Sat 5th November 2011, 12:22am
QUOTE(Peter Damian @ Thu 3rd November 2011, 3:04am)
QUOTE(Herschelkrustofsky @ Thu 3rd November 2011, 6:09am)
TOG, I don't think that there are many here at the Review who are objecting to the normal vandal-fighters and janitorial types.
I object to them. They are the reason that 'anyone can edit'. If they just stopped their stupid 'vandal fighting' it would force Wikipedia to put reasonable controls around account opening. Plus, they make vandal fighting into what the community mainly does, the entire model around which Wikipedia operates. Bringing knowledge etc is a mere side effect.
That's an interesting point. I'm not willing to object to RC patrollers, given the existing structure, but what's being pointed out is quite true: the existing structure is only possible because of RCP, which is highly inefficient.
I know, I've done quite a bit of it. I'd pour over 50 contributions from the last minute (which was only a fraction of them) looking for anything suspicious, and by the time I found something, almost always it had already been reverted. And I assume that this was true for many other RC patrollers. So one has many, many people, doing the work of one. But Wikipedia never valued editor labor, not really. It came to value, to some extent, administrator labor
, but the hell with regular users!
On the other hand, when a global RCP user sees and reverts vandalism on Wikiversity, I not infrequently thank them. Not everything is caught, except for brief periods when some user really looks at everything, which can still be done on Wikiversity, though it can be difficult.
Wikipedia became seriously unwilling to examine structural problems, and practically paralyzed when it comes to proposing even simple changes, which, of course, is a structural problem.
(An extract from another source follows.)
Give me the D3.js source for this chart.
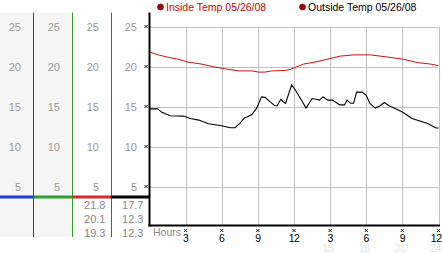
<!DOCTYPE html>
<html><head><meta charset="utf-8">
<script src="https://cdn.jsdelivr.net/npm/d3@7"></script>
<style>
html,body{margin:0;padding:0;background:#fff;}
svg{display:block;}
text{font-family:"Liberation Sans",Arial,sans-serif;}
</style></head><body>
<script>
// ---- data ----
const insideHours = [0,0.73,1.56,2.4,3.2,4.35,5.2,6.3,7.4,8.5,9.05,9.6,10.15,11.3,11.7,12.8,13.9,15.0,15.85,16.95,18.35,19.7,21.1,22.2,23.35,24];
const insideTemp  = [21.8,21.45,21.15,20.9,20.55,20.3,20.0,19.7,19.45,19.45,19.3,19.3,19.45,19.5,19.65,20.3,20.6,21.0,21.3,21.45,21.45,21.2,20.9,20.5,20.3,20.1];
const outsideHours = [0,0.68,1.0,1.7,2.8,3.4,4.1,4.9,6.0,6.7,7.1,7.5,7.9,8.1,8.5,8.9,9.3,9.6,10.0,10.4,10.6,10.9,11.1,11.3,11.8,12.1,12.4,12.7,13.0,13.5,13.85,14.1,14.4,14.8,15.2,15.4,15.8,16.2,16.4,16.7,16.95,17.2,17.65,18.0,18.3,18.75,19.15,19.5,19.9,20.3,21.0,21.8,22.65,23.05,23.75,24];
const outsideTemp  = [14.7,14.7,14.3,13.85,13.8,13.5,13.3,12.85,12.6,12.35,12.35,12.9,13.6,13.7,14.0,14.8,16.2,16.15,15.6,15.1,15.1,15.9,15.6,15.4,17.7,17.1,16.35,15.6,14.8,16.0,15.9,15.8,16.2,15.8,15.8,15.6,15.2,15.2,15.8,15.4,15.4,16.8,16.8,16.4,15.4,14.8,15.1,15.5,15.1,14.8,14.3,13.5,13.1,12.9,12.35,12.3];
const yTicks = [5,10,15,20,25];
const xTicks = [3,6,9,12,15,18,21,24];
const xTickLabels = ["3","6","9","12","3","6","9","12"];
const xFaintLabels = ["","","","","15","18","21","24"];
const insideStats = ["21.8","20.1","19.3"];
const outsideStats = ["17.7","12.3","12.3"];
const legendLabels = ["Inside Temp 05/26/08","Outside Temp 05/26/08"];
const legendColors = ["#cc0000","#000000"];
const columnColors = ["#1e3fcc","#2ea02e","#d02a2a","#000000"];

// ---- layout ----
const W=442,H=253;
const svg=d3.select("body").append("svg").attr("width",W).attr("height",H);
svg.append("rect").attr("width",W).attr("height",H).attr("fill","#fff");
const x=d3.scaleLinear().domain([0,24]).range([149.5,438.5]);
const y=d3.scaleLinear().domain([0,25]).range([226.5,26.5]);
const colEdges=[0,33.5,72.5,111.5,149.5];
const topY=12.5, botY=237, bandY=197, axisY=225.5;

// gray background for first two columns
svg.append("rect").attr("x",0).attr("y",topY).attr("width",72).attr("height",botY-topY).attr("fill","#f5f5f5");

// left column tick labels
for(let c=0;c<4;c++){
  svg.append("g").selectAll("text").data(yTicks).join("text")
    .attr("x",colEdges[c+1]-12.5).attr("y",d=>y(d)+4)
    .attr("text-anchor","end").attr("font-size",11).attr("fill","#999")
    .text(d=>d);
}
// vertical colored lines
for(let c=0;c<3;c++){
  svg.append("line").attr("x1",colEdges[c+1]).attr("x2",colEdges[c+1])
    .attr("y1",topY).attr("y2",botY).attr("stroke",columnColors[c]).attr("stroke-width",1);
}
// thick band
for(let c=0;c<4;c++){
  svg.append("line").attr("x1",colEdges[c]).attr("x2",colEdges[c+1])
    .attr("y1",bandY).attr("y2",bandY).attr("stroke",columnColors[c]).attr("stroke-width",3);
}
// stats
[insideStats,outsideStats].forEach((arr,i)=>{
  svg.append("g").selectAll("text").data(arr).join("text")
    .attr("x",colEdges[i+3]-6).attr("y",(d,j)=>209+j*14)
    .attr("text-anchor","end").attr("font-size",11).attr("fill","#888").text(d=>d);
});

// grid
const grid=svg.append("g").attr("stroke","#c0c0c0").attr("stroke-width",1);
grid.selectAll("line.h").data(yTicks).join("line").attr("class","h")
  .attr("x1",x(0)).attr("x2",x(24)).attr("y1",d=>Math.round(y(d))+0.5).attr("y2",d=>Math.round(y(d))+0.5);
grid.selectAll("line.v").data(xTicks).join("line").attr("class","v")
  .attr("x1",d=>Math.round(x(d))+0.5).attr("x2",d=>Math.round(x(d))+0.5).attr("y1",y(25)).attr("y2",axisY);

// lines
const lineGen=(hs)=>d3.line().x((d,i)=>x(hs[i])).y(d=>y(d));
svg.append("path").datum(insideTemp).attr("d",lineGen(insideHours)).attr("fill","none").attr("stroke","#cc1111").attr("stroke-width",1);
svg.append("path").datum(outsideTemp).attr("d",lineGen(outsideHours)).attr("fill","none").attr("stroke","#000").attr("stroke-width",1.1);

// axes
svg.append("line").attr("x1",149.5).attr("x2",149.5).attr("y1",topY).attr("y2",axisY+1).attr("stroke","#000").attr("stroke-width",2);
svg.append("line").attr("x1",148.5).attr("x2",440).attr("y1",axisY).attr("y2",axisY).attr("stroke","#000").attr("stroke-width",2);

// tick markers
const mark=(g,cx,cy)=>{
  g.append("path").attr("d",`M${cx-1.5},${cy-1.5}L${cx+1.5},${cy+1.5}M${cx+1.5},${cy-1.5}L${cx-1.5},${cy+1.5}`)
   .attr("stroke","#222").attr("stroke-width",1);
};
const mg=svg.append("g");
yTicks.forEach(d=>mark(mg,146,y(d)));
xTicks.forEach(d=>mark(mg,x(d),230.5));

// x labels
svg.append("text").attr("x",153).attr("y",235.5).attr("font-size",10.5).attr("fill","#888").text("Hours");
const n=xTicks.length;
svg.append("g").selectAll("text").data(xTicks).join("text")
  .attr("x",(d,i)=>i===n-1?441.5:x(d)).attr("y",242)
  .attr("text-anchor",(d,i)=>i===n-1?"end":"middle")
  .attr("font-size",10.5).attr("letter-spacing",-0.5).attr("fill","#000")
  .text((d,i)=>xTickLabels[i]);
svg.append("g").selectAll("text").data(xTicks).join("text")
  .attr("x",(d,i)=>i===n-1?441:x(d)-2).attr("y",252)
  .attr("text-anchor",(d,i)=>i===n-1?"end":"middle")
  .attr("font-size",10).attr("fill","#e4e4e4")
  .text((d,i)=>xFaintLabels[i]);

// legend
const legX=[160.5,302.5];
legendLabels.forEach((t,i)=>{
  svg.append("circle").attr("cx",legX[i]).attr("cy",7).attr("r",3).attr("fill","#b00000").attr("stroke","#400").attr("stroke-width",0.6);
  svg.append("text").attr("x",legX[i]+5.5).attr("y",10.5).attr("font-size",10.5).attr("fill",legendColors[i]).text(t);
});
</script>
</body></html>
There are known solutions to many of the problems, but they are rejected because the status quo benefits the active core, which is the active core because it's benefited by the status quo.
Structure could, for example, be set up so that every edit
is examined in detail, possibly by more than one user, with less
labor than is currently being wasted on RCP. Hah! Try to propose it! "Not a bureaucracy" is what you will hear, because it would involved setting up structure, probably with some defined responsibilities.
Flagged revisions was a software solution that would make this simple. Rejected, right?
Bureaucratic control is okay for Raul654 (Featured article!), but not for ordinary mortals.